OK, calling me an amateur is being polite. But I am trying to learn more about how these circuits work.
One example I am learning from is the ZX Spectrum ULA book. There is a oscillator circuit on page 87 that is really confusing me. I can post a picture if anyone wants but it's mostly irrelevant for my question.
Anyway, that circuit has a transistor where the base and emitter are tied to ground. But, the collector is tied to the base of another transistor.
Everywhere I read about transistors, the water analogy is used. But I then read this reference (https://electronics.stackexchange.com/a/61787/32770) that used a natural gas analogy which really made sense to me. Basically, the emitter is a pipe that goes deep underground to highly pressurized natural gas. The base is a valve and the collector is a pipe that just goes into the air. By turning the valve (base) on, the gas (current) is allowed to flow upwards into the air. Which is opposite of the conventional current flow. This was an ah ha! moment for me.
But, looking back at the circuit, it would seem that a transistor's collector tied to the base of another transistor would be useless because the valve (original base) would always be "on". So why have it? Why not just tie ground to the base of the SECOND transistor?
I hope my question makes sense. I can post the actual schematic if people need it.
Thanks
EDIT
Here is the diagram. Hopefully it will explain my question better.
Take a look at Q5 and Q6
EDIT 2
It's embarrassing but it appears that my ancient eyeballs could not see the original connections of the transistors and that the base's are connecting to other items as well.
Thanks to @Ignacio Vazquez-Abrams for pointing that out. If this is true, would you mind answering it? I want to give credit where it's deserved.
BTW, thanks for rasterizing that photo!
Best Answer
Oops. I got the order wrong in my original explanation, and have edited to reflect this. My apologies.
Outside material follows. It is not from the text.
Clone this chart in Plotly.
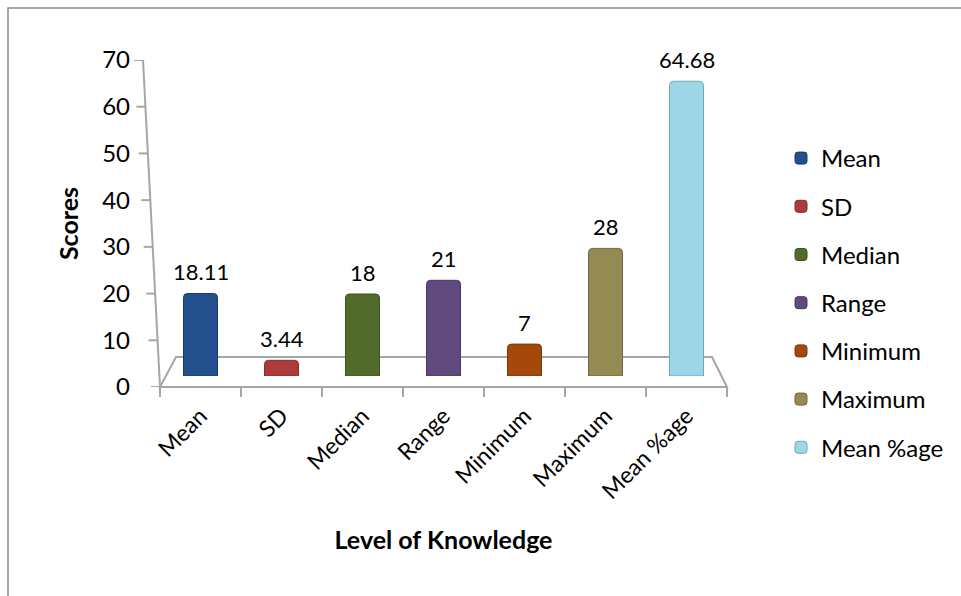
import plotly.graph_objects as go

# ---- data ----
categories = ["Mean", "SD", "Median", "Range", "Minimum", "Maximum", "Mean %age"]
values = [18.11, 3.44, 18, 21, 7, 28, 64.68]
value_labels = ["18.11", "3.44", "18", "21", "7", "28", "64.68"]
colors = ["#234f8c", "#ad3b3b", "#526b2a", "#604a7d", "#a5480c", "#948a54", "#9dd6e6"]
line_colors = ["#1a3a68", "#822c2c", "#3d521f", "#48385e", "#7c3609", "#6f673f", "#6fa9b9"]
y_ticks = [0, 10, 20, 30, 40, 50, 60, 70]

# ---- layout geometry (pixels) ----
W, H = 961, 596
L, R, T, B = 100, 234, 8, 20
pw = W - L - R
ph = H - T - B


def px(x):
    return (x - L) / pw


def py(y):
    return (H - B - y) / ph


FONT = "Lato, 'Open Sans', sans-serif"

fig = go.Figure()
for cat, val, col, lc in zip(categories, values, colors, line_colors):
    fig.add_trace(go.Bar(
        x=[cat], y=[val], name=cat, legendgroup=cat,
        marker=dict(color=col, line=dict(color=lc, width=1), cornerradius=4),
        width=0.42, xaxis="x", yaxis="y2", hoverinfo="x+y",
    ))

annotations = []
for cat, val, lab in zip(categories, values, value_labels):
    annotations.append(dict(
        x=cat, y=val, xref="x", yref="y2", text=lab, showarrow=False,
        yanchor="bottom", yshift=6, font=dict(size=22, color="black", family=FONT),
    ))

shapes = []
# outer chart frame
shapes.append(dict(type="rect", xref="paper", yref="paper",
                   x0=px(8), y0=py(8), x1=px(990), y1=py(640),
                   line=dict(color="#8a8a8a", width=1.5), fillcolor="rgba(0,0,0,0)", layer="below"))
# 3D floor
floor = (f"M {px(160)},{py(387)} L {px(727)},{py(387)} L {px(712)},{py(357)} "
         f"L {px(176)},{py(357)} Z")
shapes.append(dict(type="path", xref="paper", yref="paper", path=floor,
                   line=dict(color="#a6a6a6", width=2), fillcolor="rgba(255,255,255,0)", layer="below"))
# slanted value axis
shapes.append(dict(type="line", xref="paper", yref="paper",
                   x0=px(143), y0=py(60), x1=px(160), y1=py(387),
                   line=dict(color="#a6a6a6", width=2), layer="below"))
# value-axis tick marks following the slanted axis
for v in y_ticks:
    ypix = 387 - v * (327 / 70)
    xline = 160 - (387 - ypix) / 327 * 17
    shapes.append(dict(type="line", xref="paper", yref="y", x0=px(xline - 9), x1=px(xline),
                       y0=v, y1=v, line=dict(color="#a6a6a6", width=2), layer="below"))

fig.update_layout(
    width=W, height=H,
    margin=dict(l=L, r=R, t=T, b=B, autoexpand=False),
    paper_bgcolor="white", plot_bgcolor="rgba(0,0,0,0)",
    barmode="overlay",
    font=dict(family=FONT, color="black", size=20),
    showlegend=True,
    legend=dict(x=px(781), xanchor="left", y=py(136), yanchor="top",
                font=dict(size=24, family=FONT), traceorder="grouped", tracegroupgap=14,
                bgcolor="rgba(0,0,0,0)", maxheight=1),
    xaxis=dict(domain=[px(160), px(727)], anchor="y", type="category",
               categoryorder="array", categoryarray=categories,
               showline=False, ticks="outside", tickson="boundaries", ticklen=9,
               tickcolor="#a6a6a6", tickwidth=2, tickangle=-45, ticklabelstandoff=10,
               tickfont=dict(size=23, family=FONT),
               showgrid=False, zeroline=False,
               title=dict(text="<b>Level of Knowledge</b>", font=dict(size=25, family=FONT),
                          standoff=28)),
    yaxis=dict(domain=[py(387), py(60)], range=[0, 70], anchor="free", position=px(130),
               tickvals=y_ticks, ticks="", showline=False, showgrid=False, zeroline=False,
               tickfont=dict(size=24, family=FONT),
               title=dict(text="<b>Scores</b>", font=dict(size=25, family=FONT))),
    yaxis2=dict(domain=[py(376), py(57)], range=[0, 70], anchor="x", visible=False,
                showgrid=False, zeroline=False),
    annotations=annotations,
    shapes=shapes,
)

fig.write_html("out.html")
In your picture, Q5 and Q6 are being used as zener diodes. Current flows through the CB junction, which behaves as a reverse-biased diode. Since an NPN transistor has two PN junctions back-to-back, with the base grounded it looks like
simulate this circuit – Schematic created using CircuitLab
Note that you ordinarily avoid exceeding the voltages where a transistor junction will act like a zener, but that doesn't mean you can't do it when you want to.
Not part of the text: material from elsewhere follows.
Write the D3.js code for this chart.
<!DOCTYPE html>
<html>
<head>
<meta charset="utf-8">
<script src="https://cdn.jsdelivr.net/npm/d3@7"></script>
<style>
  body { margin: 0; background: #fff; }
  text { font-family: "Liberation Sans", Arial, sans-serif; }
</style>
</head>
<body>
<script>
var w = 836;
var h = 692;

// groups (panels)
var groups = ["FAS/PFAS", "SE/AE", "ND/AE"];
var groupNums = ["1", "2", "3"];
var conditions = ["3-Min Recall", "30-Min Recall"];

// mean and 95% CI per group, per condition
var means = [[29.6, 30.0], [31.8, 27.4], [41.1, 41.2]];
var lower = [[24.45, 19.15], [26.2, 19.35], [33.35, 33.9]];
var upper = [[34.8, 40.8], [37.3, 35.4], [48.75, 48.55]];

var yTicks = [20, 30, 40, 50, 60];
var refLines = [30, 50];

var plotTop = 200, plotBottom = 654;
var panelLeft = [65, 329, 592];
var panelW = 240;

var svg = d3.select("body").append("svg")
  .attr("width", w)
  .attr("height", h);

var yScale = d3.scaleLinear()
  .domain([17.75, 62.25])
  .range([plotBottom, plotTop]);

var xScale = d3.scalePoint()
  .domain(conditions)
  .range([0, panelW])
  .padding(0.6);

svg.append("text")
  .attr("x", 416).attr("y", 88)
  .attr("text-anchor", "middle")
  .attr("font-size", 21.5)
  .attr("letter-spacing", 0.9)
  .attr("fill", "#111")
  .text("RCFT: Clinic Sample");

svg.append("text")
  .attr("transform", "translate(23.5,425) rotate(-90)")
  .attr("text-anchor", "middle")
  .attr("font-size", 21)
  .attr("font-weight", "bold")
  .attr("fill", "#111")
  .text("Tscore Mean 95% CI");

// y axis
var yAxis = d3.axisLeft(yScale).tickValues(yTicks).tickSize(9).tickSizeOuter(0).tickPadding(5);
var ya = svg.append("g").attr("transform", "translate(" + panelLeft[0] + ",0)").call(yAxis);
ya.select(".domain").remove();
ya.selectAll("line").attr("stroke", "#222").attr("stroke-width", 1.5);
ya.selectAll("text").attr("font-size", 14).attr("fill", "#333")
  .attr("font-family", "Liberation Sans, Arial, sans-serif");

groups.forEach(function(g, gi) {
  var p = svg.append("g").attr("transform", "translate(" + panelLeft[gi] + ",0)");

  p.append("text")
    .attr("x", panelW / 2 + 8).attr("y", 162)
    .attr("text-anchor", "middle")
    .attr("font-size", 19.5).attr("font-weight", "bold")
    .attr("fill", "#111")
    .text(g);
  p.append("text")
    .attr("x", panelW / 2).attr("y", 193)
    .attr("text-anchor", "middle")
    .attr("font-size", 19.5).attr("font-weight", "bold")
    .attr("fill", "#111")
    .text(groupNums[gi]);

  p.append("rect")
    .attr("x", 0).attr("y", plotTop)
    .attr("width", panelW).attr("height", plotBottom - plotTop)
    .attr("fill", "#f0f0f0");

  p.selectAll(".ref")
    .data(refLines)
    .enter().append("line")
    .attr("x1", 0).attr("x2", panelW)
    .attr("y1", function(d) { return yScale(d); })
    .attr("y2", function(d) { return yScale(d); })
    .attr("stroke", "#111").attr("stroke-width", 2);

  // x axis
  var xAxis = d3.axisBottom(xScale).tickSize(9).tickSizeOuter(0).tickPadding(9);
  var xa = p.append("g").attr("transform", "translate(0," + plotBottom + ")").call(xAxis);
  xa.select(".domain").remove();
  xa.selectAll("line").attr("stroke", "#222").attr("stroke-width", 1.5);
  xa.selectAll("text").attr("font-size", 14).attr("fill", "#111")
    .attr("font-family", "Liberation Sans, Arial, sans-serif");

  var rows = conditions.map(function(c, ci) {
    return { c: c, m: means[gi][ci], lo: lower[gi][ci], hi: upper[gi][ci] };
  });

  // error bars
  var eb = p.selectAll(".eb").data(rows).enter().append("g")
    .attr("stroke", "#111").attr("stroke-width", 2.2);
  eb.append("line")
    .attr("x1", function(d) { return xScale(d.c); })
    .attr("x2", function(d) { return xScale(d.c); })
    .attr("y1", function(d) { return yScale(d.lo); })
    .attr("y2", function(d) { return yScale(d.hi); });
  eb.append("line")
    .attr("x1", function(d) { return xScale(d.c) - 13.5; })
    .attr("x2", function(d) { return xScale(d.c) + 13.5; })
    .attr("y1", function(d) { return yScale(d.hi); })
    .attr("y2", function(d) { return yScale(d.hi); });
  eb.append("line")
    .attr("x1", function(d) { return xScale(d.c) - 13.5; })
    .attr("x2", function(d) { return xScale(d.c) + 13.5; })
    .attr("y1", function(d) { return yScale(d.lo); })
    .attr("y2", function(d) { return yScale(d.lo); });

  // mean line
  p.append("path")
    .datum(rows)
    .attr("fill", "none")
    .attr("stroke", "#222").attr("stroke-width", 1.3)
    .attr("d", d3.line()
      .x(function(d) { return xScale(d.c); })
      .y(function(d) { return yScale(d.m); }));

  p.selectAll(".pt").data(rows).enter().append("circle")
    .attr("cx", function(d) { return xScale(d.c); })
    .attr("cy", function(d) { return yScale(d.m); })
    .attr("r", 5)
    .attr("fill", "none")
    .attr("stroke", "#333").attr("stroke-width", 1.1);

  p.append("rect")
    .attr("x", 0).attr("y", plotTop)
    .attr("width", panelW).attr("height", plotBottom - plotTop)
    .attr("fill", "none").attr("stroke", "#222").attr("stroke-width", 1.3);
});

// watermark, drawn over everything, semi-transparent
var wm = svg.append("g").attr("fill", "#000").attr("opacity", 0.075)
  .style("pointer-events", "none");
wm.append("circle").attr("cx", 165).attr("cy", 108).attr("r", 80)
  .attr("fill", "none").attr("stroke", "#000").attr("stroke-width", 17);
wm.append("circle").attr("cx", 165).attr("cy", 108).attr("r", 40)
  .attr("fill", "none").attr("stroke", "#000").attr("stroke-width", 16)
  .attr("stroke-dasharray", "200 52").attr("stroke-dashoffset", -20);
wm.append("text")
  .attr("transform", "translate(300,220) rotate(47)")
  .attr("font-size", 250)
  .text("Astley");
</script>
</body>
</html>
The other configuration you show, consisting of 2 transistors with common bases and the emitter of one tied to the base, is widely used in IC design, and is called a current mirror https://en.wikipedia.org/wiki/Current_mirror.
In effect, the first transistor acts as a diode whose voltage (the base-emitter voltage) is controlled by the current forced through it by the collector resistor. If the two transistors are perfectly matched and thermally maintained at the same temperature, a pretty good description of adjacent transistors on an IC die, the current through the second transistor will be forced to equal the current in the first, since both have identical Vbe characteristics.